政談91
【荻生徂徠『政談』】91
●海路のしまりの事
右のほかに海路のしまりの事であるが、私は海路については不案内のため詳しく述べることはできない。異国の法は、船の建造に大小長短の法を定め、数を決め、積載貨物の法を立てて、船が停泊する所に水駅というものを作り、ここに船の吟味をしている。また、所々に海路の巡検司という官吏を置き、盗賊や非常を吟味する。武家を知行所に置いたならば、このような吟味も可能となる。今は身分の軽い代官の類が吟味をしているため、対応がまちまちである。

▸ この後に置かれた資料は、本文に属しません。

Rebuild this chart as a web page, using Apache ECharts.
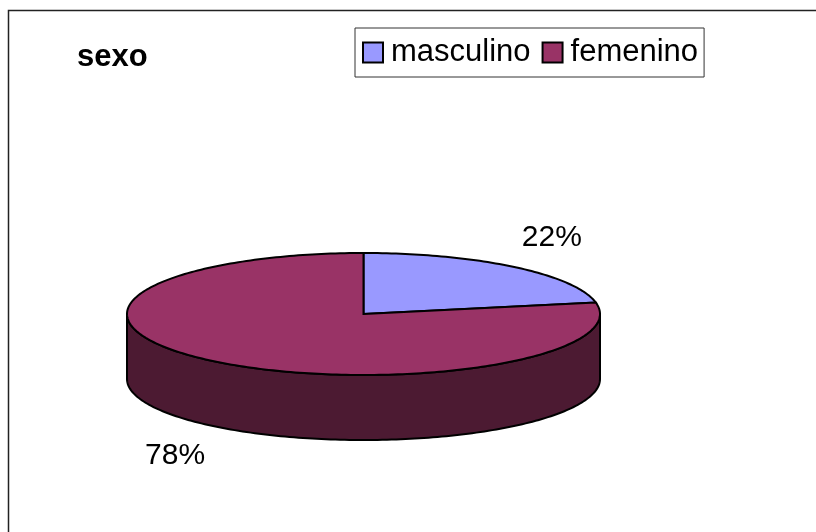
<!DOCTYPE html>
<html>
<head>
<meta charset="utf-8">
<script src="https://cdn.jsdelivr.net/npm/echarts@6/dist/echarts.min.js"></script>
<style>
  html, body { margin: 0; padding: 0; background: #fff; }
  #chart { width: 816px; height: 532px; }
</style>
</head>
<body>
<div id="chart"></div>
<script>
const categories = ['masculino', 'femenino'];
const values = [22, 78];
const colors = ['#9999ff', '#993366'];
const sideColor = '#4c1a32';

// pie geometry (flattened 3D look)
const cx = 363.5, cy = 314, rx = 236.5, ry = 61, depth = 65;
const font = '"Liberation Sans", Arial, sans-serif';

const total = values.reduce((a, b) => a + b, 0);

function pt(a, dz) {
    return [cx + rx * Math.cos(a), cy + ry * Math.sin(a) + (dz || 0)];
}

function arc(a0, a1, dz) {
    const n = Math.max(2, Math.ceil(Math.abs(a1 - a0) / 0.02));
    const out = [];
    for (let k = 0; k <= n; k++) {
        out.push(pt(a0 + (a1 - a0) * k / n, dz));
    }
    return out;
}

function sliceAngles(i) {
    let before = 0;
    for (let k = 0; k < i; k++) before += values[k];
    const a0 = -Math.PI / 2 + before / total * Math.PI * 2;
    const a1 = a0 + values[i] / total * Math.PI * 2;
    return [a0, a1];
}

function makeRender(i) {
    return function (params, api) {
        const [a0, a1] = sliceAngles(i);
        const color = api.visual('color');
        const children = [];

        // front wall: part of the slice facing the viewer (angles 0..PI)
        const s = Math.max(a0, 0), e = Math.min(a1, Math.PI);
        if (e > s) {
            const top = arc(s, e, 0);
            const bottom = arc(e, s, depth);
            children.push({
                type: 'polygon',
                shape: { points: top.concat(bottom) },
                style: { fill: sideColor, stroke: '#000', lineWidth: 2 }
            });
        }

        // top face
        children.push({
            type: 'polygon',
            shape: { points: [[cx, cy]].concat(arc(a0, a1, 0)) },
            style: { fill: color, stroke: '#000', lineWidth: 2 }
        });

        // label outside the slice
        const mid = (a0 + a1) / 2;
        const sn = Math.sin(mid);
        children.push({
            type: 'text',
            style: {
                x: cx + (rx + 59) * Math.cos(mid),
                y: cy + (ry + 38) * sn + (sn > 0 ? depth : 0),
                text: Math.round(values[i] / total * 100) + '%',
                fontSize: 30,
                fontFamily: font,
                fill: '#000',
                align: 'center',
                verticalAlign: 'middle'
            }
        });

        return { type: 'group', children: children };
    };
}

const chart = echarts.init(document.getElementById('chart'));

chart.setOption({
    animation: false,
    backgroundColor: '#fff',
    title: {
        text: 'sexo',
        left: 77,
        top: 42,
        padding: 0,
        textStyle: { fontSize: 31, fontWeight: 'bold', fontFamily: font, color: '#000' }
    },
    legend: {
        left: 355,
        top: 28,
        orient: 'horizontal',
        padding: [9, 6, 9, 7],
        itemGap: 11,
        itemWidth: 20,
        itemHeight: 20,
        icon: 'rect',
        borderColor: '#333',
        borderWidth: 1,
        borderRadius: 0,
        itemStyle: { borderColor: '#000', borderWidth: 2 },
        textStyle: { fontSize: 31, fontFamily: font, color: '#000', padding: [2, 0, 0, 3] },
        data: categories
    },
    graphic: [{
        type: 'polyline',
        shape: { points: [[8.5, 560], [8.5, 10.5], [830, 10.5]] },
        style: { stroke: '#222', lineWidth: 1.5, fill: null },
        silent: true
    }],
    series: categories.map((name, i) => ({
        type: 'custom',
        name: name,
        coordinateSystem: 'none',
        itemStyle: { color: colors[i] },
        renderItem: makeRender(i),
        data: [values[i]]
    }))
});
</script>
</body>
</html>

船は千里をも走るもので、日本は海国なのだから、海路の取り締まりは最も念を入れる必要がある。薩摩から伊豆半島まで2日で着くという。こういった情報は殊の外秘密としなければならない。
巻之一 終
[注解]以上で巻一の終わりとなります。最後は海路についてで、徂徠が海路については知識が十分でないため詳しく述べられないと断っているように、簡単に述べるにとどめている。これは謙遜と本音が半々でしょうが、幕府は海路についてあれこれ述べることを一貫して禁じており、書物に対する取り締まりは時代が下がるにつれて次第に緩和されたものの、海防については逆に厳しくなり、林子平(はやし しへい、元文3年6月21日(1738年) - 寛政5年6月21日(1793年)江戸時代後期の経世論家)が海防の必要性を説いた『海国兵談』を現わしたために発禁。版木没収の上、兄の仙台の屋敷に蟄居となり、そのまま亡くなってしまいました。幕政に口出しをしたためという理由ですが、日本の沿岸に外国船が近づきつつあることを幕閣では察知しており、どう対応してよいかわからず、外様や庶民らが関心を持ったり、外国と通じたり、幕府転覆に利用されるのではないかといったことを警戒し、大型船の建造を禁じたり、海防を論じることをご法度とした。広く国民から叡智を集め対策を練るといったことは当時からせず、極力情報を隠し、国のためにと意見をしようとする自国民を抑圧、相手の成り行きを見て、なにかされたら相手に対して遺憾の意を伝えるにとどめたり、強そうな相手だと朝貢手段を取る。今の政権と変わりませんね。